His calm demeanor even now reminded me of my father, and I couldn't help but wonder what Yarrow’s life would have been like if he’d been allowed to leave Usher and pursue his own path.

He’d never said explicitly that Yara kept him locked at her side like a loyal prisoner, but I could see the truth in his eyes.

“They thought they were helping you, taking blood samples and experimenting with regressive therapies.”

“But why?”

“Because you were touched. From the time you were old enough to speak you talked of things...horrible things. They feared you, so they muzzled you.”

“With what—I was a baby!”

“It started with withholding affection, then shock therapy, and finally—when you began to talk of seeing the ghost of a young girl, the medical therapy was increased.”

“Medical? I don’t remember any of this.”

“You shouldn’t, it’s all been blocked. ‘S’all in the reports, if you know the code.”

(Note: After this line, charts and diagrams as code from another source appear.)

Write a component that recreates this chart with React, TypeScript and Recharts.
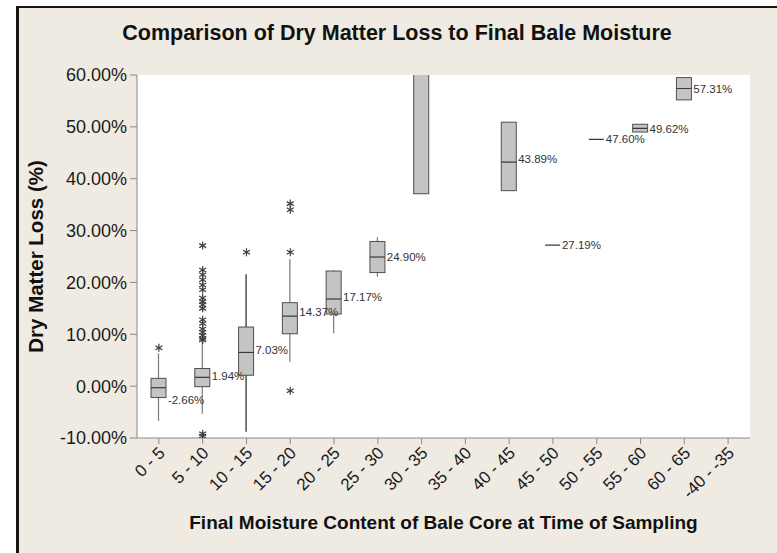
import { ComposedChart, Bar, Scatter, XAxis, YAxis, CartesianGrid } from 'recharts'

const categories = [
  '0 - 5', '5 - 10', '10 - 15', '15 - 20', '20 - 25', '25 - 30', '30 - 35',
  '35 - 40', '40 - 45', '45 - 50', '50 - 55', '55 - 60', '60 - 65', '-40 - -35',
]

// box statistics (% dry matter loss), null where a class has no box
const q1 = [-2.2, -0.1, 2.1, 10.1, 13.9, 21.9, 37.1, null, 37.7, null, null, 49.0, 55.2, null]
const q3 = [1.5, 3.4, 11.4, 16.1, 22.2, 27.9, 80.0, null, 50.9, null, null, 50.5, 59.5, null]
const medians = [-0.3, 1.7, 6.5, 13.5, 16.8, 24.9, 64.0, null, 43.2, 27.19, 47.6, 49.7, 57.4, null]
const whiskerLow = [-6.7, -5.3, -8.8, 4.7, 10.2, 21.1, null, null, null, null, null, null, null, null]
const whiskerHigh = [6.3, 8.9, 21.6, 24.5, 22.4, 28.7, null, null, null, null, null, null, null, null]
const means = [-2.66, 1.94, 7.03, 14.37, 17.17, 24.9, null, null, 43.89, 27.19, 47.6, 49.62, 57.31, null]

// outliers (asterisks)
const outlierCat = [
  '0 - 5',
  '5 - 10', '5 - 10', '5 - 10', '5 - 10', '5 - 10', '5 - 10', '5 - 10', '5 - 10', '5 - 10',
  '5 - 10', '5 - 10', '5 - 10', '5 - 10', '5 - 10', '5 - 10', '5 - 10', '5 - 10', '5 - 10', '5 - 10',
  '10 - 15',
  '15 - 20', '15 - 20', '15 - 20', '15 - 20',
]
const outlierValue = [
  7.4,
  27.1, 22.4, 21.5, 20.5, 19.5, 18.6, 17.0, 16.3, 15.7,
  15.0, 12.8, 12.1, 11.0, 10.4, 9.8, 9.2, 8.9, -9.2, -9.6,
  25.8,
  35.2, 34.0, 25.8, -0.9,
]

const yTicks = [-10, 0, 10, 20, 30, 40, 50, 60]

const rows = categories.map((cat, i) => ({
  cat,
  box: q1[i] != null ? [q1[i], q3[i]] : null,
  med: medians[i] != null ? [medians[i], medians[i]] : null,
  whisker: whiskerLow[i] != null ? [whiskerLow[i], whiskerHigh[i]] : null,
}))

const outlierPoints = outlierCat.map((c, i) => ({ idx: categories.indexOf(c), v: outlierValue[i] }))
const meanPoints = categories
  .map((c, i) => ({ idx: i, v: means[i] }))
  .filter((p) => p.v != null)

const FONT = '"Liberation Sans", Arial, sans-serif'

const BoxShape = (props: any) => {
  const { x, y, width, height } = props
  if (x == null || y == null) return null
  const top = Math.min(y, y + height)
  return (
    <rect x={x} y={top} width={width} height={Math.abs(height)} fill="#c4c4c4" stroke="#4f4f4f" strokeWidth={1} />
  )
}

const MedianShape = (props: any) => {
  const { x, y, width } = props
  if (x == null || y == null) return null
  return <line x1={x} x2={x + width} y1={y} y2={y} stroke="#3a3a3a" strokeWidth={1.2} />
}

const WhiskerShape = (props: any) => {
  const { x, y, width, height, payload } = props
  if (x == null || y == null) return null
  const cx = x + width / 2
  // the 10 - 15 whisker is drawn darker in the original
  const color = payload && payload.cat === '10 - 15' ? '#222' : '#7a7a7a'
  return <line x1={cx} x2={cx} y1={y} y2={y + height} stroke={color} strokeWidth={1.2} />
}

const Asterisk = (props: any) => {
  const { cx, cy } = props
  if (cx == null || cy == null) return null
  const r = 4
  const d = r * 0.87
  return (
    <g stroke="#3d3d3d" strokeWidth={1.2}>
      <line x1={cx} x2={cx} y1={cy - r} y2={cy + r} />
      <line x1={cx - d} x2={cx + d} y1={cy - r / 2} y2={cy + r / 2} />
      <line x1={cx - d} x2={cx + d} y1={cy + r / 2} y2={cy - r / 2} />
    </g>
  )
}

const MeanLabel = (props: any) => {
  const { cx, cy, payload } = props
  if (cx == null || cy == null) return null
  return (
    <text x={cx + 9} y={cy} dy="0.35em" fontSize={11.5} fill="#333" fontFamily={FONT}>
      {payload.v.toFixed(2) + '%'}
    </text>
  )
}

const XTick = (props: any) => {
  const { x, y, payload } = props
  return (
    <g transform={`translate(${x + 7},${y + 10})`}>
      <text x={0} y={0} textAnchor="end" transform="rotate(-45)" fontSize={17} fill="#1a1a1a" fontFamily={FONT}>
        {payload.value}
      </text>
    </g>
  )
}

export default function App() {
  return (
    <div style={{ position: 'absolute', left: 0, top: 0, width: 777, height: 553, background: '#fff', overflow: 'hidden' }}>
      <div
        style={{
          position: 'absolute', left: 16, top: 6, width: 761, height: 547,
          background: '#efebe3', borderLeft: '3px solid #151515', borderTop: '2px solid #151515',
        }}
      />
      <div
        style={{
          position: 'absolute', left: 17, top: 21, width: 760, textAlign: 'center',
          fontFamily: FONT, fontWeight: 'bold', fontSize: 21.5, color: '#111',
        }}
      >
        Comparison of Dry Matter Loss to Final Bale Moisture
      </div>
      <div style={{ position: 'absolute', left: 0, top: 0 }}>
        <ComposedChart width={777} height={553} data={rows} margin={{ top: 75, right: 27, bottom: 0, left: 0 }}>
          <CartesianGrid horizontal={false} vertical={false} fill="#fff" />
          <XAxis
            xAxisId="box"
            dataKey="cat"
            type="category"
            height={115}
            interval={0}
            tick={<XTick />}
            tickSize={6}
            tickMargin={0}
            stroke="#888"
            label={{ value: 'Final Moisture Content of Bale Core at Time of Sampling', position: 'insideBottom', offset: 24, style: { fontFamily: FONT, fontWeight: 'bold', fontSize: 19, fill: '#111' } }}
          />
          <XAxis xAxisId="med" dataKey="cat" type="category" hide />
          <XAxis xAxisId="whisk" dataKey="cat" type="category" hide />
          <XAxis xAxisId="pts" dataKey="idx" type="number" domain={[-0.5, 13.5]} hide />
          <XAxis xAxisId="top" dataKey="cat" orientation="top" height={0} tick={false} tickLine={false} stroke="#888" />
          <YAxis
            domain={[-10, 60]}
            ticks={yTicks}
            allowDataOverflow
            width={137}
            tickSize={7}
            tickMargin={3}
            stroke="#888"
            tick={{ fontSize: 18, fill: '#1a1a1a', fontFamily: FONT }}
            tickFormatter={(v: number) => v.toFixed(2) + '%'}
            label={{ value: 'Dry Matter Loss (%)', angle: -90, position: 'insideLeft', offset: 36, style: { textAnchor: 'middle', fontFamily: FONT, fontWeight: 'bold', fontSize: 20.5, fill: '#111' } }}
          />
          <YAxis yAxisId="r" orientation="right" width={0} domain={[0, 1]} tick={false} tickLine={false} stroke="#888" />
          <Bar xAxisId="whisk" dataKey="whisker" barSize={15} shape={<WhiskerShape />} isAnimationActive={false} />
          <Bar xAxisId="box" dataKey="box" barSize={15} shape={<BoxShape />} isAnimationActive={false} />
          <Bar xAxisId="med" dataKey="med" barSize={15} shape={<MedianShape />} isAnimationActive={false} />
          <Scatter xAxisId="pts" data={outlierPoints} dataKey="v" shape={<Asterisk />} isAnimationActive={false} />
          <Scatter xAxisId="pts" data={meanPoints} dataKey="v" shape={<MeanLabel />} isAnimationActive={false} />
        </ComposedChart>
      </div>
    </div>
  )
}
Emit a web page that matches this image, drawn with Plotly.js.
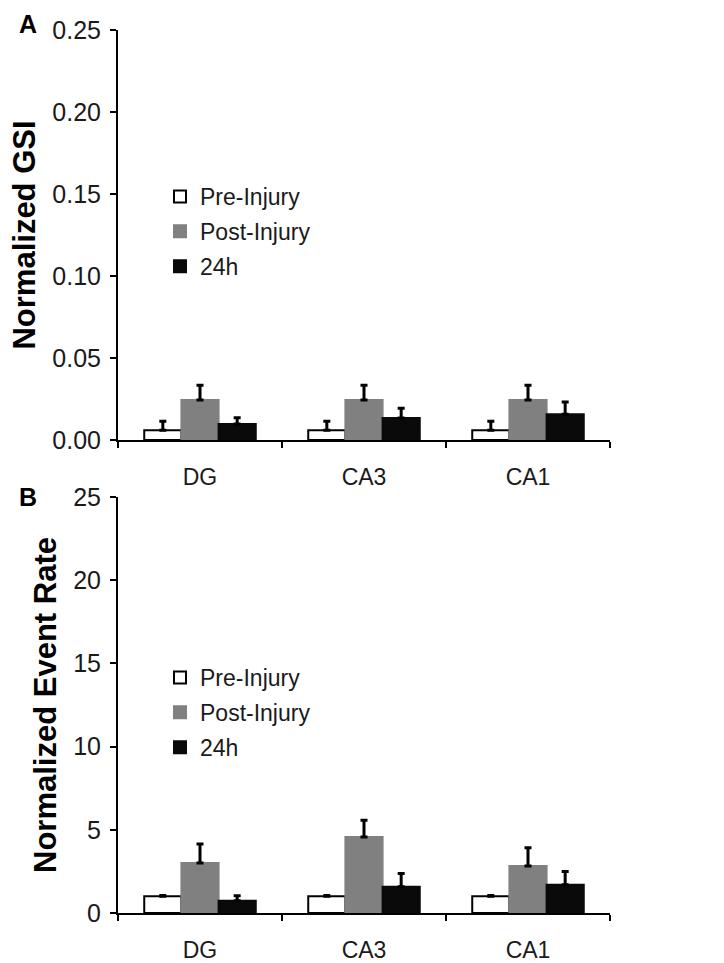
<!DOCTYPE html>
<html><head><meta charset="utf-8">
<script src="https://cdn.plot.ly/plotly-3.0.1.min.js"></script>
<style>html,body{margin:0;padding:0;background:#fff}#chart{width:724px;height:963px}</style>
</head><body><div id="chart"></div>
<script>
const regions = ["DG", "CA3", "CA1"];
const seriesNames = ["Pre-Injury", "Post-Injury", "24h"];

const gsiPre = [0.006, 0.006, 0.006];
const gsiPreErr = [0.0055, 0.0055, 0.0055];
const gsiPost = [0.0244, 0.0244, 0.0244];
const gsiPostErr = [0.009, 0.009, 0.009];
const gsi24h = [0.0098, 0.0134, 0.0157];
const gsi24hErr = [0.0037, 0.006, 0.0075];

const ratePre = [1.0, 1.0, 1.0];
const ratePreErr = [0.05, 0.05, 0.05];
const ratePost = [3.0, 4.57, 2.82];
const ratePostErr = [1.15, 1.0, 1.1];
const rate24h = [0.73, 1.58, 1.7];
const rate24hErr = [0.3, 0.8, 0.8];

const FONT = "Liberation Sans, Arial, sans-serif";
const fills = ["#ffffff", "#808080", "#0a0a0a"];
const outlines = ["#000000", "#808080", "#0a0a0a"];

function mk(vals, errs, i, xa, ya, leg) {
  return {
    type: "bar", x: regions, y: vals, name: seriesNames[i],
    xaxis: xa, yaxis: ya, legend: leg, legendgroup: leg + i,
    marker: {color: fills[i], line: {color: outlines[i], width: 2}},
    error_y: {type: "data", array: errs, arrayminus: errs.map(() => 0), symmetric: false,
              color: "#000", thickness: 3, width: 3.5}
  };
}
const data = [
  mk(gsiPre, gsiPreErr, 0, "x", "y", "legend"),
  mk(gsiPost, gsiPostErr, 1, "x", "y", "legend"),
  mk(gsi24h, gsi24hErr, 2, "x", "y", "legend"),
  mk(ratePre, ratePreErr, 0, "x2", "y2", "legend2"),
  mk(ratePost, ratePostErr, 1, "x2", "y2", "legend2"),
  mk(rate24h, rate24hErr, 2, "x2", "y2", "legend2")
];

const W = 724, H = 963;
const xd = [118 / W, 610 / W];
const yA = [1 - 440 / H, 1 - 30 / H];
const yB = [1 - 913 / H, 1 - 497 / H];

function xaxis(anchor) {
  return {domain: xd, anchor: anchor, type: "category", showline: true, linecolor: "#000", linewidth: 2,
    ticks: "outside", tickson: "boundaries", ticklen: 6, tickwidth: 2, tickcolor: "#000", ticklabelstandoff: 15,
    tickfont: {family: FONT, size: 23, color: "#1a1a1a"}, showgrid: false, zeroline: false, automargin: false};
}
function yaxis(anchor, dom, range, dtick, fmt, title) {
  return {domain: dom, anchor: anchor, range: range, dtick: dtick, tick0: 0, tickformat: fmt,
    showline: true, linecolor: "#000", linewidth: 2, ticks: "outside", ticklen: 6, tickwidth: 2, tickcolor: "#000",
    ticklabelstandoff: 4,
    tickfont: {family: FONT, size: 25, color: "#1a1a1a"}, showgrid: false, zeroline: false, automargin: false,
    title: {text: title, font: {family: FONT, size: 31, color: "#000", weight: "bold"}, standoff: 7}};
}
function legend(top) {
  return {x: 160 / W, y: 1 - top / H, xanchor: "left", yanchor: "top", bgcolor: "rgba(0,0,0,0)",
    font: {family: FONT, size: 23, color: "#1a1a1a"}, traceorder: "grouped", tracegroupgap: 2, itemwidth: 30};
}

const layout = {
  width: W, height: H, margin: {l: 0, r: 0, t: 0, b: 0},
  paper_bgcolor: "#fff", plot_bgcolor: "#fff",
  barmode: "group", bargap: 0.32, bargroupgap: 0,
  xaxis: xaxis("y"), yaxis: yaxis("x", yA, [0, 0.25], 0.05, ".2f", "Normalized GSI"),
  xaxis2: xaxis("y2"), yaxis2: yaxis("x2", yB, [0, 25], 5, "d", "Normalized Event Rate"),
  legend: legend(175), legend2: legend(656),
  showlegend: true,
  annotations: [
    {text: "<b>A</b>", x: 17 / W, y: 1 - 24 / H, xref: "paper", yref: "paper", xanchor: "left", yanchor: "middle",
     showarrow: false, font: {family: FONT, size: 25, color: "#000"}},
    {text: "<b>B</b>", x: 17 / W, y: 1 - 497 / H, xref: "paper", yref: "paper", xanchor: "left", yanchor: "middle",
     showarrow: false, font: {family: FONT, size: 25, color: "#000"}}
  ]
};
Plotly.newPlot("chart", data, layout, {displayModeBar: false, staticPlot: true});
</script></body></html>
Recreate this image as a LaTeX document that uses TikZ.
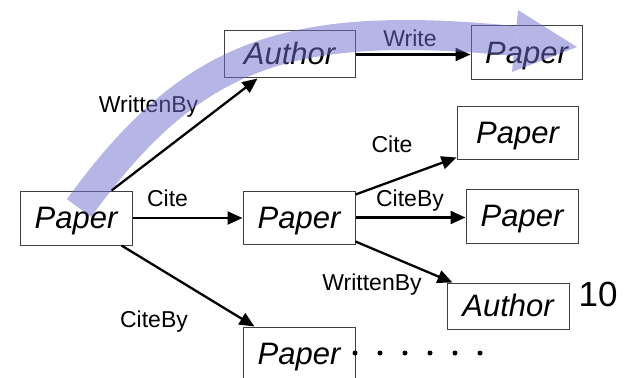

Angry tears ruched my eyes as I thought of the years of struggling with the fire in my own mind, trying to squash it and flame it in equal parts. I’d been cursed with a mind on fire, and Usher had played a role. Usher lingered at the edges of my psyche, poised to pull me back into the dark abyss of my mind at any moment. The years spent in therapy sessions, the obsessive thinking and constant state of self-annihilation clung to me even now.

And then a long-forgotten memory came back to me like a sense of déjà vu. “It was her.”

Yarrow didn’t reply.

“I had a recurring nightmare as a child—I was locked in a room alone and a little girl in pigtails watched over me, but never spoke.” I wiped at the wetness at my eyelids. It was young Yara, the very same illusion that’d come to me at the library window that night in the library apartment. “Maybe she was trying to tell me, even then.”

He nodded, seeming to understand the words I didn’t say.

“She was broken when your father took you. She was determined to find you. It was only a matter of time.” Yarrow refused to call the name of his dead sister into reality. I didn't blame him. “You were never a random choice. Usher was in your blood.”

“Who was my grandfather?” I asked.

Yarrow simply shrugged. “Yara never said. I never asked. If you look at the dates it’s not hard to guess.”

I let his words hang heavy like a rain cloud. Nate. I finally uttered, “But what about Thax—why put him through all of that if he wasn’t related?”

Yarrow shrugged. “Her curiosity got the better of her when it came to him. Yara had many secrets. When he arrived she was insistent I gather two samples of his DNA. Thax devoted too much time to discovering her secrets, she couldn’t risk what he might find.”

“But couldn’t she just let him leave like she did my dad?”

Yarrow tore off another chunk of chicken thigh and chewed, eyes trained on the plate in front of him as he did. “She didn’t let your dad leave. He escaped. The last one.”

Sadness settled on my shoulders as silence passed in long beats between us. My eyes crawled around the corners of the kitchen; small polished-enamel bird cages in pastel colors decorated the available shelves, a nod to Usher when I’d first come here.

“I’ve never asked,” I finally said, “but...will you tell me how the last writer died?”

Yarrow grunted, then set the newly-cleaned thigh bone on the plate and wiped his hands on his work pants. “The vitamins didn’t agree with her—she had to be chained to her bed so she wouldn’t hurt herself.”

“By vitamins you mean the peace lily toxin?” I asked.